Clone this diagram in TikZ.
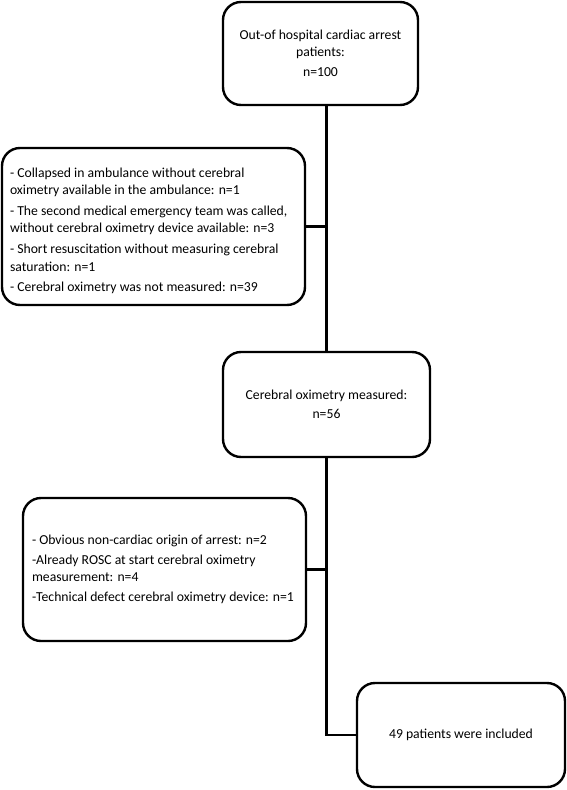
\documentclass[tikz,border=0pt]{standalone}
\usepackage{fontspec}
\setmainfont{Carlito}
\begin{document}
\begin{tikzpicture}[x=1pt,y=-1pt,
    box/.style={draw,line width=2.4pt,rounded corners=18pt,inner sep=0pt,
      font=\fontsize{13.7}{16.7}\selectfont},
    link/.style={line width=2.4pt}]
  \useasboundingbox (0,0) rectangle (567,790);
  \node[box,minimum width=195,minimum height=103,align=center] (ohca) at (320.5,53.5)
    {Out-of hospital cardiac arrest\\patients:\\[3.5pt]n=100};
  \node[box,minimum width=303,minimum height=157,
        font=\fontsize{13.7}{17.3}\selectfont] (excl1) at (153.5,226.5)
    {\begin{minipage}{287pt}\raggedright\vspace*{9pt}
     - Collapsed in ambulance without cerebral\\
     oximetry available in the ambulance: n=1\\[3.5pt]
     - The second medical emergency team was called,\\
     without cerebral oximetry device available: n=3\\[3.5pt]
     - Short resuscitation without measuring cerebral\\
     saturation: n=1\\[3.5pt]
     - Cerebral oximetry was not measured: n=39\end{minipage}};
  \node[box,minimum width=207,minimum height=105,align=center] (meas) at (326.5,404.5)
    {Cerebral oximetry measured:\\[2.5pt]n=56};
  \node[box,minimum width=283,minimum height=143] (excl2) at (164.5,569.5)
    {\begin{minipage}{265pt}\raggedright
     - Obvious non-cardiac origin of arrest: n=2\\[3.5pt]
     -Already ROSC at start cerebral oximetry\\
     measurement: n=4\\[3.5pt]
     -Technical defect cerebral oximetry device: n=1\end{minipage}};
  \node[box,minimum width=208,minimum height=104,align=center] (incl) at (461,735)
    {49 patients were included};
  % connectors
  \draw[link] (meas.north |- ohca.south) -- (meas.north);
  \draw[link] (excl1.east) -- (excl1.east -| meas.north);
  \draw[link] (meas.south) |- (incl.west);
  \draw[link] (excl2.east) -- (excl2.east -| meas.south);
\end{tikzpicture}
\end{document}
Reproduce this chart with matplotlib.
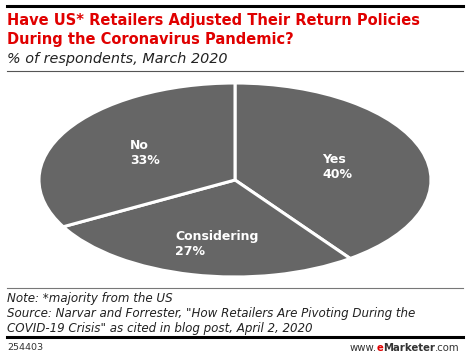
import matplotlib
matplotlib.use("Agg")
import matplotlib.pyplot as plt
from matplotlib.lines import Line2D

labels = ["Yes", "Considering", "No"]
values = [40, 27, 33]
label_pos = [(322, 178), (175, 255), (130, 164)]  # pixel, left/last baseline of text

W, H = 470, 358
fig = plt.figure(figsize=(W / 100, H / 100), dpi=100)

def px(x, y):
    return x / W, 1 - y / H

# pie axes: ellipse bounding box
left, top, right, bottom = 39, 83, 431, 277
ax = fig.add_axes([left / W, 1 - bottom / H, (right - left) / W, (bottom - top) / H])
ax.pie(values, startangle=90, counterclock=False, colors=["#666666"] * 3,
       wedgeprops=dict(edgecolor="white", linewidth=2.2), radius=1)
ax.set_aspect("auto")
ax.set_xlim(-1, 1)
ax.set_ylim(-1, 1)
ax.axis("off")

for lab, v, (x, y) in zip(labels, values, label_pos):
    fig.text(*px(x, y), f"{lab}\n{v}%", color="white", fontsize=9, fontweight="bold",
             ha="left", va="baseline", linespacing=1.2)

# rules
def hline(y, lw, color):
    fig.add_artist(Line2D([7 / W, 463 / W], [1 - y / H, 1 - y / H], lw=lw, color=color,
                          transform=fig.transFigure))

hline(6, 2.2, "#000000")
hline(71, 0.8, "#555555")
hline(288, 0.8, "#777777")
hline(337, 2.2, "#000000")

fig.text(*px(7, 30), "Have US* Retailers Adjusted Their Return Policies\nDuring the Coronavirus Pandemic?",
         color="#e00000", fontsize=10.5, fontweight="bold", ha="left", va="center", linespacing=1.3)
fig.text(*px(7, 59), "% of respondents, March 2020", color="#222222", fontsize=10.4,
         style="italic", ha="left", va="center")

fig.text(*px(7, 313.5), "Note: *majority from the US\nSource: Narvar and Forrester, \"How Retailers Are Pivoting During the\nCOVID-19 Crisis\" as cited in blog post, April 2, 2020",
         color="#222222", fontsize=8.6, style="italic", ha="left", va="center", linespacing=1.18)

fs = 7.3
fig.text(*px(7, 348), "254403", color="#333333", fontsize=6.8, ha="left", va="center")
t3 = fig.text(*px(460, 348), ".com", color="#333333", fontsize=fs, ha="right", va="center")
fig.canvas.draw()
r = fig.canvas.get_renderer()
bb = t3.get_window_extent(r)
t2 = fig.text(bb.x0 / W, 1 - 348 / H, "Marketer", color="#333333", fontsize=fs,
              fontweight="bold", ha="right", va="center")
bb = t2.get_window_extent(r)
t1 = fig.text(bb.x0 / W, 1 - 348 / H, "e", color="#e00000", fontsize=fs,
              fontweight="bold", ha="right", va="center")
bb = t1.get_window_extent(r)
fig.text(bb.x0 / W, 1 - 348 / H, "www.", color="#333333", fontsize=fs, ha="right", va="center")

fig.savefig("out.png", dpi=100)
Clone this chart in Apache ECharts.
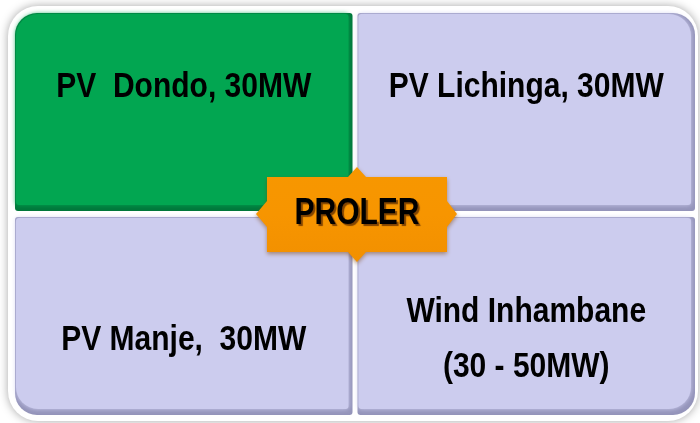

====

Leave out the pictures, then repeat the listing above exactly from its first line to the line with "from matplotlib.lines import Line2D", inclusive.

:: Exercise result ::
Clone this diagram in TikZ.
\documentclass[tikz,border=0pt]{standalone}
\usepackage{fontspec}
\setmainfont{Carlito}
\begin{document}
\begin{tikzpicture}[x=1pt,y=-1pt,
    box/.style={draw,line width=2.4pt,rounded corners=18pt,inner sep=0pt,
      font=\fontsize{13.7}{16.7}\selectfont},
    link/.style={line width=2.4pt}]
  \useasboundingbox (0,0) rectangle (567,790);
  \node[box,minimum width=195,minimum height=103,align=center] (ohca) at (320.5,53.5)
    {Out-of hospital cardiac arrest\\patients:\\[3.5pt]n=100};
  \node[box,minimum width=303,minimum height=157,
        font=\fontsize{13.7}{17.3}\selectfont] (excl1) at (153.5,226.5)
    {\begin{minipage}{287pt}\raggedright\vspace*{9pt}
     - Collapsed in ambulance without cerebral\\
     oximetry available in the ambulance: n=1\\[3.5pt]
     - The second medical emergency team was called,\\
     without cerebral oximetry device available: n=3\\[3.5pt]
     - Short resuscitation without measuring cerebral\\
     saturation: n=1\\[3.5pt]
     - Cerebral oximetry was not measured: n=39\end{minipage}};
  \node[box,minimum width=207,minimum height=105,align=center] (meas) at (326.5,404.5)
    {Cerebral oximetry measured:\\[2.5pt]n=56};
  \node[box,minimum width=283,minimum height=143] (excl2) at (164.5,569.5)
    {\begin{minipage}{265pt}\raggedright
     - Obvious non-cardiac origin of arrest: n=2\\[3.5pt]
     -Already ROSC at start cerebral oximetry\\
     measurement: n=4\\[3.5pt]
     -Technical defect cerebral oximetry device: n=1\end{minipage}};
  \node[box,minimum width=208,minimum height=104,align=center] (incl) at (461,735)
    {49 patients were included};
  % connectors
  \draw[link] (meas.north |- ohca.south) -- (meas.north);
  \draw[link] (excl1.east) -- (excl1.east -| meas.north);
  \draw[link] (meas.south) |- (incl.west);
  \draw[link] (excl2.east) -- (excl2.east -| meas.south);
\end{tikzpicture}
\end{document}
Reproduce this chart with matplotlib.
import matplotlib
matplotlib.use("Agg")
import matplotlib.pyplot as plt
from matplotlib.lines import Line2D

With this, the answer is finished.